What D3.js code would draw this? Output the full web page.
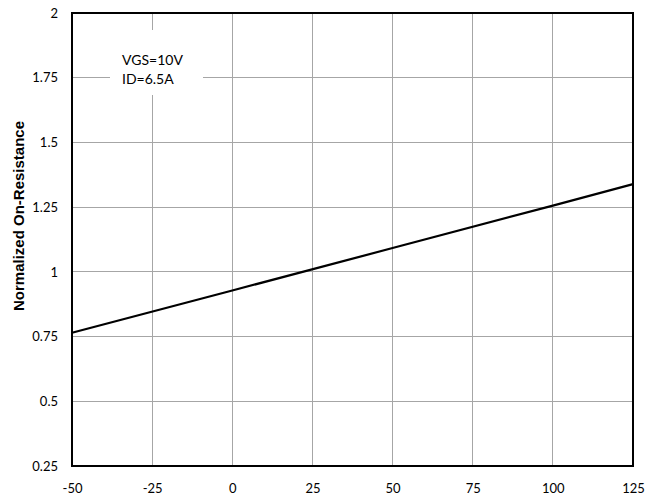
<!DOCTYPE html>
<html><head><meta charset="utf-8">
<script src="https://cdn.jsdelivr.net/npm/d3@7/dist/d3.min.js"></script>
<style>body{margin:0;background:#fff;}</style>
</head><body><svg id="c" width="647" height="499"></svg>
<script>
const temps = [-50, 0, 50, 100, 125];
const resistance = [0.765, 0.928, 1.092, 1.256, 1.339];
const xTicks = [-50, -25, 0, 25, 50, 75, 100, 125];
const yTicks = [0.25, 0.5, 0.75, 1, 1.25, 1.5, 1.75, 2];
const yTickLabels = ["0.25", "0.5", "0.75", "1", "1.25", "1.5", "1.75", "2"];
const notes = ["VGS=10V", "ID=6.5A"];
const yTitle = "Normalized On-Resistance";

const svg = d3.select("#c");
const L = 72, R = 633, T = 13, B = 466;
const x = d3.scaleLinear().domain([-50, 125]).range([L, R]);
const y = d3.scaleLinear().domain([0.25, 2]).range([B, T]);
const FF = "Lato,'Open Sans',sans-serif";

// grid
svg.append("g").selectAll("line").data(xTicks).join("line")
  .attr("x1", d => x(d)).attr("x2", d => x(d)).attr("y1", T).attr("y2", B)
  .attr("stroke", "#a6a6a6").attr("stroke-width", 1).attr("shape-rendering", "crispEdges");
svg.append("g").selectAll("line").data(yTicks).join("line")
  .attr("x1", L).attr("x2", R).attr("y1", d => y(d)).attr("y2", d => y(d))
  .attr("stroke", "#a6a6a6").attr("stroke-width", 1).attr("shape-rendering", "crispEdges");

// annotation box
svg.append("rect").attr("x", 110).attr("y", 30).attr("width", 93).attr("height", 65).attr("fill", "#fff");
svg.append("g").selectAll("text").data(notes).join("text")
  .attr("x", 122).attr("y", (d, i) => 65 + i * 18.5)
  .attr("font-size", 14).attr("fill", "#000").attr("font-family", FF).text(d => d);

// line
svg.append("path").datum(temps.map((t, i) => [t, resistance[i]]))
  .attr("d", d3.line().x(d => x(d[0])).y(d => y(d[1])))
  .attr("fill", "none").attr("stroke", "#000").attr("stroke-width", 2.2);

// border
svg.append("rect").attr("x", L).attr("y", T).attr("width", R - L).attr("height", B - T)
  .attr("fill", "none").attr("stroke", "#000").attr("stroke-width", 2);

// axes labels
const xa = svg.append("g").attr("transform", `translate(0,${B})`)
  .call(d3.axisBottom(x).tickValues(xTicks).tickSize(0).tickPadding(0).tickFormat(d => d));
xa.select(".domain").remove();
xa.attr("font-family", FF).attr("font-size", 13);
xa.selectAll("text").attr("fill", "#000").attr("dy", null).attr("y", 27);

const ya = svg.append("g").attr("transform", `translate(${L},0)`)
  .call(d3.axisLeft(y).tickValues(yTicks).tickSize(0).tickPadding(14).tickFormat((d, i) => yTickLabels[i]));
ya.select(".domain").remove();
ya.attr("font-family", FF).attr("font-size", 13);
ya.selectAll("text").attr("fill", "#000");

svg.append("text").attr("transform", `translate(24,216) rotate(-90)`)
  .attr("text-anchor", "middle").attr("font-size", 15).attr("font-weight", "bold")
  .attr("font-family", "'Liberation Sans', Arial, sans-serif").attr("fill", "#000").text(yTitle);
</script></body></html>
————
» **WHAT YOU HAVE TO DO**: Give back every line exactly as it stands, pictures excluded.

» **WORKED SOLUTION**:
What D3.js code would draw this? Output the full web page.
<!DOCTYPE html>
<html><head><meta charset="utf-8">
<script src="https://cdn.jsdelivr.net/npm/d3@7/dist/d3.min.js"></script>
<style>body{margin:0;background:#fff;}</style>
</head><body><svg id="c" width="647" height="499"></svg>
<script>
const temps = [-50, 0, 50, 100, 125];
const resistance = [0.765, 0.928, 1.092, 1.256, 1.339];
const xTicks = [-50, -25, 0, 25, 50, 75, 100, 125];
const yTicks = [0.25, 0.5, 0.75, 1, 1.25, 1.5, 1.75, 2];
const yTickLabels = ["0.25", "0.5", "0.75", "1", "1.25", "1.5", "1.75", "2"];
const notes = ["VGS=10V", "ID=6.5A"];
const yTitle = "Normalized On-Resistance";

const svg = d3.select("#c");
const L = 72, R = 633, T = 13, B = 466;
const x = d3.scaleLinear().domain([-50, 125]).range([L, R]);
const y = d3.scaleLinear().domain([0.25, 2]).range([B, T]);
const FF = "Lato,'Open Sans',sans-serif";

// grid
svg.append("g").selectAll("line").data(xTicks).join("line")
  .attr("x1", d => x(d)).attr("x2", d => x(d)).attr("y1", T).attr("y2", B)
  .attr("stroke", "#a6a6a6").attr("stroke-width", 1).attr("shape-rendering", "crispEdges");
svg.append("g").selectAll("line").data(yTicks).join("line")
  .attr("x1", L).attr("x2", R).attr("y1", d => y(d)).attr("y2", d => y(d))
  .attr("stroke", "#a6a6a6").attr("stroke-width", 1).attr("shape-rendering", "crispEdges");

// annotation box
svg.append("rect").attr("x", 110).attr("y", 30).attr("width", 93).attr("height", 65).attr("fill", "#fff");
svg.append("g").selectAll("text").data(notes).join("text")
  .attr("x", 122).attr("y", (d, i) => 65 + i * 18.5)
  .attr("font-size", 14).attr("fill", "#000").attr("font-family", FF).text(d => d);

// line
svg.append("path").datum(temps.map((t, i) => [t, resistance[i]]))
  .attr("d", d3.line().x(d => x(d[0])).y(d => y(d[1])))
  .attr("fill", "none").attr("stroke", "#000").attr("stroke-width", 2.2);

// border
svg.append("rect").attr("x", L).attr("y", T).attr("width", R - L).attr("height", B - T)
  .attr("fill", "none").attr("stroke", "#000").attr("stroke-width", 2);

// axes labels
const xa = svg.append("g").attr("transform", `translate(0,${B})`)
  .call(d3.axisBottom(x).tickValues(xTicks).tickSize(0).tickPadding(0).tickFormat(d => d));
xa.select(".domain").remove();
xa.attr("font-family", FF).attr("font-size", 13);
xa.selectAll("text").attr("fill", "#000").attr("dy", null).attr("y", 27);

const ya = svg.append("g").attr("transform", `translate(${L},0)`)
  .call(d3.axisLeft(y).tickValues(yTicks).tickSize(0).tickPadding(14).tickFormat((d, i) => yTickLabels[i]));
ya.select(".domain").remove();
ya.attr("font-family", FF).attr("font-size", 13);
ya.selectAll("text").attr("fill", "#000");

svg.append("text").attr("transform", `translate(24,216) rotate(-90)`)
  .attr("text-anchor", "middle").attr("font-size", 15).attr("font-weight", "bold")
  .attr("font-family", "'Liberation Sans', Arial, sans-serif").attr("fill", "#000").text(yTitle);
</script></body></html>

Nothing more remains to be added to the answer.